Tea and tete-a-tete With Debu Bhattacharya

Debu Bhattacharya articulates through anecdotes, and sportingly plays ball when we pitch back and forth in time. “You can ask me anything you
want,” he says with an infectious smile that sets the tone for our conversation. The low-profile managing director of Hindalco most often lets his work do the talking, but we were privileged to hear it from him. Even if deflected via anecdotes.

Quiet confidence is his hallmark and we learnt he had it from his college-days. “The stint at IIT Kharagpur changed a lot of things for me. The standard of education was phenomenal and the opportunities to take part in things were enormous,” says Bhattacharya, an alumnus of the chemical engineering class of 1970, who interestingly, first finished his graduation from Kolkata’s Presidency College.

“It was camaraderie of a different kind. You lived on campus and made some great friends,” he recalls with a tinge of nostalgia. Nor was it just about books and academics. “We had a lot of extra-curricular activities and I was pretty good at football and cricket.” Queried on what was the most useful thing he picked up at IIT, his quick reply was, “I can say that we learnt a lot from each other without any shame!”

Back then, a good job meant a long stint in an organisation. In 1970, Bhattacharya had the option of going to the US. Instead, he chose to join what was then Hindustan Lever Limited (HLL). “It was a prized job those days and they were paid us Rs 1,000 a month,” he says with a laugh as we try to calculate how much that would buy 40-odd years ago.

Well, it was certainly enough for the technical trainee to find accommodation in Mumbai’s YMCA, then in the upmarket Wodehouse Road. “I spent two years at the YMCA. We had a five and half day week at Levers and weekends were a lot of fun,” Bhattacharya adds as tea and cakes arrive alongside some rather tempting pizzas.

We ask him gingerly if he recalls his first car and it comes to him like a flash. “Of course I remember. My first car was a Fiat that was 14 years old,” he says. It wasn’t the best car to have but there was a positive fallout. “It conked out without a warning every week so I became a real good mechanic at the end of it,” he says, recalling that it faithfully acted up on the day he had to pick up his mother-in-law from the station.
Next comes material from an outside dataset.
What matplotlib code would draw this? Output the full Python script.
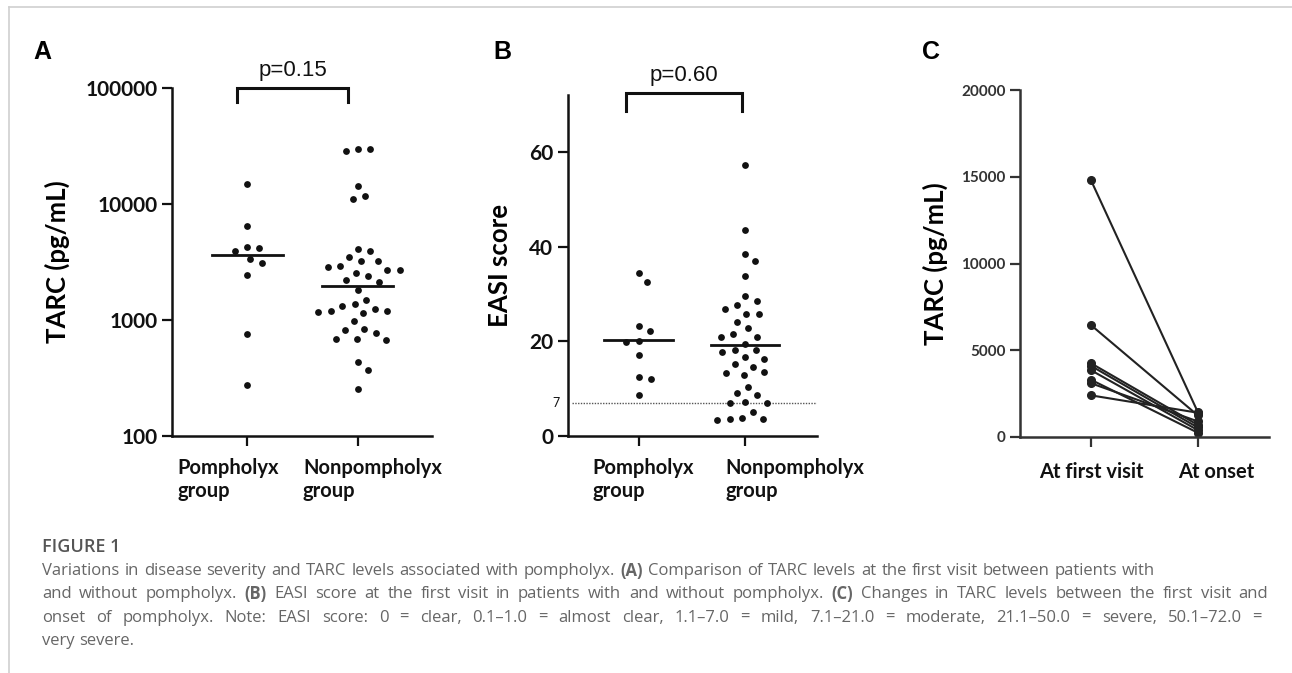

Bhattacharya made the most of his 28 years at HLL. “I think we worked with a sense of purpose,” he says even as he recounts a couple of interesting events during his tenure with the Anglo-Dutch major. One was during an overseas trip which incidentally was Bhattacharya’s first ever. “It was to attend a course in London where I had a chance to interact with a lot of other Indians. I saw first-hand the brightness of Indians and what they were capable of,” he points out.

That trip to London started his romance with the city as well. “I have a lot of memories from that first trip and London, to this day, remains my favourite destination. I just feel at home there,” he says.

In the midst of a rather grueling work schedule — which he confesses to enjoying tremendously — he has had some incredible moments. Over the last decade that he has spent with the AV Birla Group, he is immensely proud of the acquisition of Novelis – which to his mind is a case study – and the buyouts of Indal and Pennar . Naturally we ask what made him change jobs after almost three decades with HLL.

It was at an All India Management Association event in Mumbai that he met Kumar Mangalam Birla. “He has this ability to charm you by not speaking very much. He is a visionary,” says Bhattacharya. He soon succumbed to overtures and decided to take up the offer with the AV Birla Group where he started off as MD of Indo-Gulf and head of the Aditya Birla Management Corporation. “If HLL was a great place to develop one’s professional acumen, the best thing about the AV Birla Group is that one becomes an entrepreneur,” he says matter-of-factly.

Those who know Bhattacharya say he is at work by 7am and puts in long hours that eat into his weekend too. “I believe in a few things. I do not attend a meeting unless I can add value. I do not do anything unless I can excel. And I maintain that it is important to keep one’s word,” he says categorically. The the tinge of regret is also hard to miss when he says he’d like to spend more time with his family.

Once off work, there’s films for relaxation. “Primarily, I watch English films. A recent one that I enjoyed was Lions for Lambs where Tom Cruise plays a senator,” he says. Music is another stressbuster and Bhattacharya lists songs by Tagore and Kishore Kumar as among his favourites. A voracious reader, he actually goes through at least two books at a time. One at present is Aravind Adiga’s The White Tiger. “I avoid reading management books!” he says with a grin. After working for close to 40 years in a developing corporate scenario like India, he could write a few management books himself!